In an ideal world, you should have the equivalent of 3 months of your net income in savings to keep you going if you lose your job. In other words, if you bring home £1,500 this would be around £4500. However, if you are starting from a position of zero and are also repaying debt, this is unlikely to be a realistic target.
Instead, try to aim for £1000. This amount would give you enough to replace most home appliance or pay for an unexpectedly high car repair.
At the end of the day, the amount you are able to save will depend on your individual circumstances. But even if you only manage to put aside £10 a month it will be a start.
If you receive Tax Credits or Universal Credit you might be eligible for the Government’s Help to Save scheme. This is a great way of saving small amounts (up to £50/mth). The Government will also pay you a bonus of 50% of the highest amount you save.
If you manage to save the equivalent of 3 months income, you should stop saving. Instead use the spare money you have to repay the debts you owe more quickly.
How can you save if you are struggling with debt?
Of course, it is all very well to say that it is important to save.
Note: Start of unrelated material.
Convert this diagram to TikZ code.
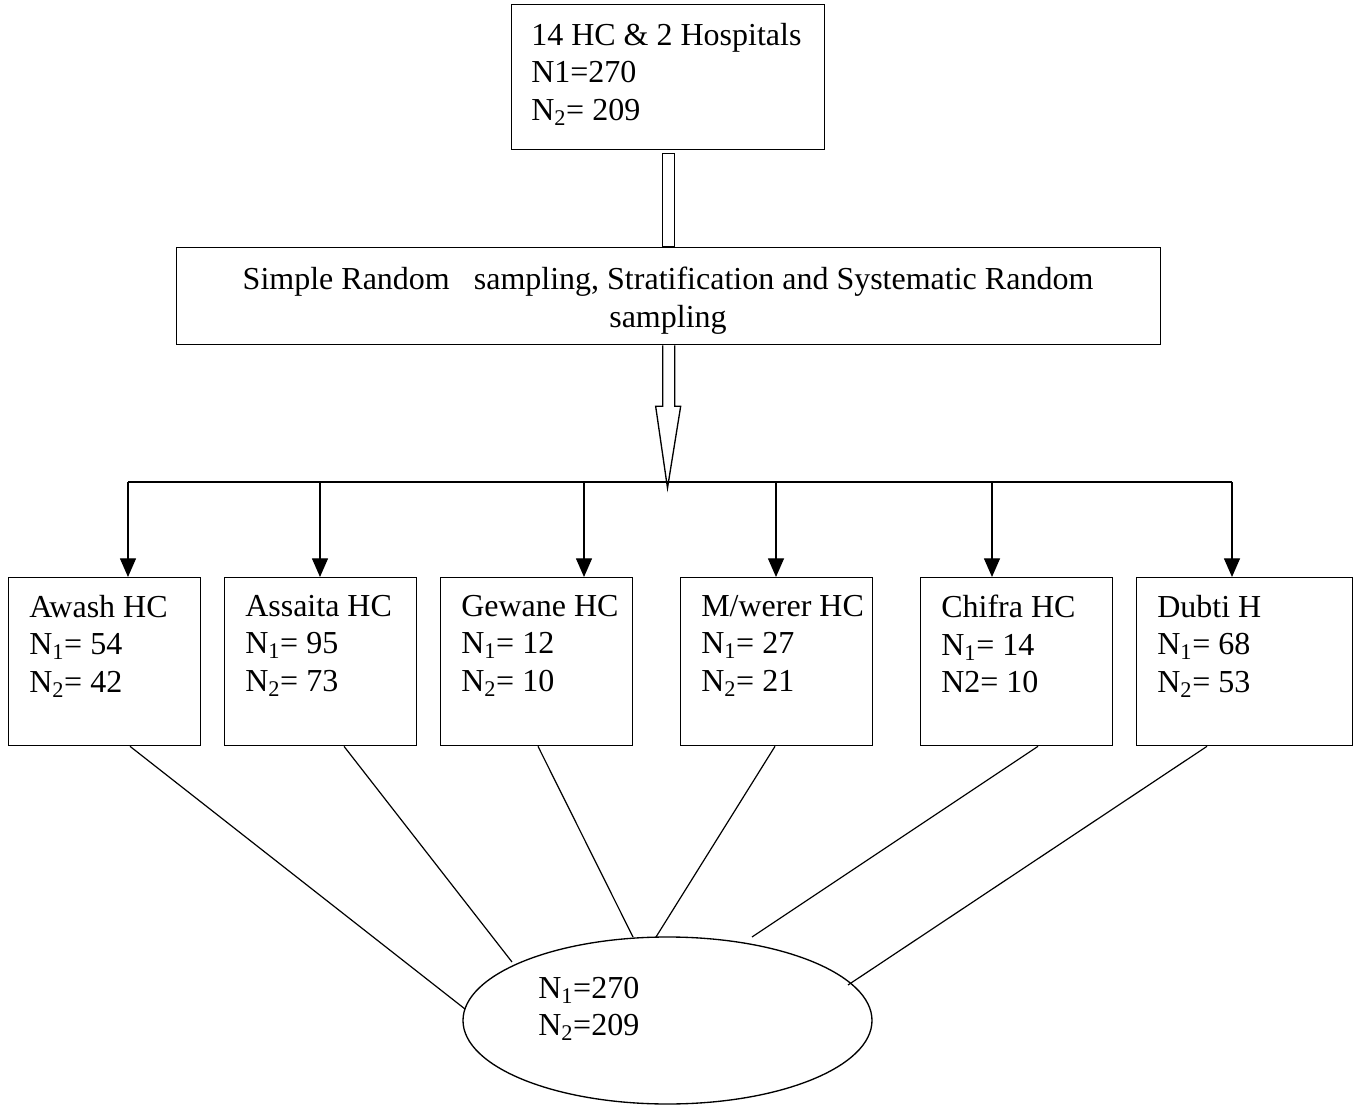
\documentclass[tikz,border=0pt]{standalone}
\usepackage{fontspec}
\setmainfont{Liberation Serif}
\usetikzlibrary{calc,arrows.meta,shapes.geometric}
\begin{document}
\begin{tikzpicture}[x=0.75pt,y=-0.75pt,
  box/.style={draw,line width=1pt,inner sep=0pt,anchor=north west},
  txt/.style={inner sep=0pt,anchor=north west,align=left,font=\fontsize{24}{28}\selectfont},
  link/.style={line width=0.9pt},
  arr/.style={line width=1pt,-{Triangle[length=14pt,width=12pt]}},
  dbl/.style={draw,line width=1pt,fill=white}]
\useasboundingbox (0,0) rectangle (1354,1105);
% top box
\node[box,minimum width=313*0.75pt,minimum height=145*0.75pt] (top) at (511,4) {};
\node[txt] (topt) at (531,23) {14 HC \& 2 Hospitals\\N1=270\\N\textsubscript{2}= 209};
% middle box
\node[box,minimum width=984*0.75pt,minimum height=97*0.75pt] (mid) at (176,247) {};
\node[inner sep=0pt,anchor=north,align=center,font=\fontsize{24}{28}\selectfont] (midt) at (668,267)
  {Simple Random\ \ \ sampling, Stratification and Systematic Random\\sampling};
% double shaft from top box to middle box
\draw[dbl] ($(top.south)+(-5.5,3)$) rectangle ($(mid.north)+(5.5,0)$);
% hollow arrow below middle box
\coordinate (tip) at (667.5,488);
\draw[dbl] ($(mid.south)+(-6,0)$) -- ++(0,61) -- ++(-7,0) -- (tip) -- ($(mid.south)+(12,61)$) -- ++(-6,0) -- ($(mid.south)+(6,0)$);
% bottom boxes
\foreach \n/\x in {aw/8,as/224,ge/440,mw/680,ch/920}{
  \node[box,minimum width=192*0.75pt,minimum height=168*0.75pt] (\n) at (\x,577) {};
}
\node[box,minimum width=216*0.75pt,minimum height=168*0.75pt] (du) at (1136,577) {};
\node[txt] (awt) at ($(aw.north west)+(21,18)$) {Awash HC\\N\textsubscript{1}= 54\\N\textsubscript{2}= 42};
\node[txt] (ast) at ($(as.north west)+(21,18)$) {Assaita HC\\N\textsubscript{1}= 95\\N\textsubscript{2}= 73};
\node[txt] (get) at ($(ge.north west)+(21,18)$) {Gewane HC\\N\textsubscript{1}= 12\\N\textsubscript{2}= 10};
\node[txt] (mwt) at ($(mw.north west)+(21,18)$) {M/werer HC\\N\textsubscript{1}= 27\\N\textsubscript{2}= 21};
\node[txt] (cht) at ($(ch.north west)+(21,18)$) {Chifra HC\\N\textsubscript{1}= 14\\N2= 10};
\node[txt] (dut) at ($(du.north west)+(21,18)$) {Dubti H\\N\textsubscript{1}= 68\\N\textsubscript{2}= 53};
% distribution bar
\coordinate (bl) at (128,482);
\coordinate (br) at (1232,482);
\draw[link] (bl) -- (br);
\draw[arr] (bl) -- (bl |- aw.north);
\draw[arr] (320,482) -- (320,577 |- as.north);
\draw[arr] (584,482) -- (584,577 |- ge.north);
\draw[arr] (776,482) -- (776,577 |- mw.north);
\draw[arr] (992,482) -- (992,577 |- ch.north);
\draw[arr] (br) -- (br |- du.north);
% ellipse
\node[draw,ellipse,line width=1pt,minimum width=409*0.75pt,minimum height=167*0.75pt,inner sep=0pt] (ell) at (667.5,1020.5) {};
\node[txt] (ellt) at (538,977) {N\textsubscript{1}=270\\N\textsubscript{2}=209};
% lines to ellipse
\coordinate (e1) at (465,1009);
\coordinate (e2) at (512,962);
\coordinate (e3) at (633,937);
\coordinate (e4) at (656,937);
\coordinate (e5) at (752,937);
\coordinate (e6) at (848,985);
\draw[link] ($(aw.south west)+(122,0)$) -- (e1);
\draw[link] ($(as.south west)+(120,0)$) -- (e2);
\draw[link] ($(ge.south west)+(98,0)$) -- (e3);
\draw[link] ($(mw.south west)+(95,0)$) -- (e4);
\draw[link] ($(ch.south west)+(118,0)$) -- (e5);
\draw[link] ($(du.south west)+(71,0)$) -- (e6);
\end{tikzpicture}
\end{document}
But how on earth do you do it? Saving is extremely difficult at the best of times so how is it possible when money is tight and you also have debts to pay?
The only possible way to do this is if you make a savings plan.
First decide how much you will put aside each month. Be realistic about the amount. Making the decision to save just £25 a month means that you will have a pot of £300 at the end of the year. Trying to save £100 is likely to be impossible and you will fail before you start.
The most important thing is get into the routine of saving. Once your financial circumstances improve, you will be able to save more.
Second, put your saving money aside save as soon as you are paid or receive your other forms of income. This may be at the beginning, middle or end of each month.
Saving when your money first comes in means it is far more likely you will stick to the Plan. If you wait until the end of the month, it is almost certain that what you had planned to put aside will have been used for something else.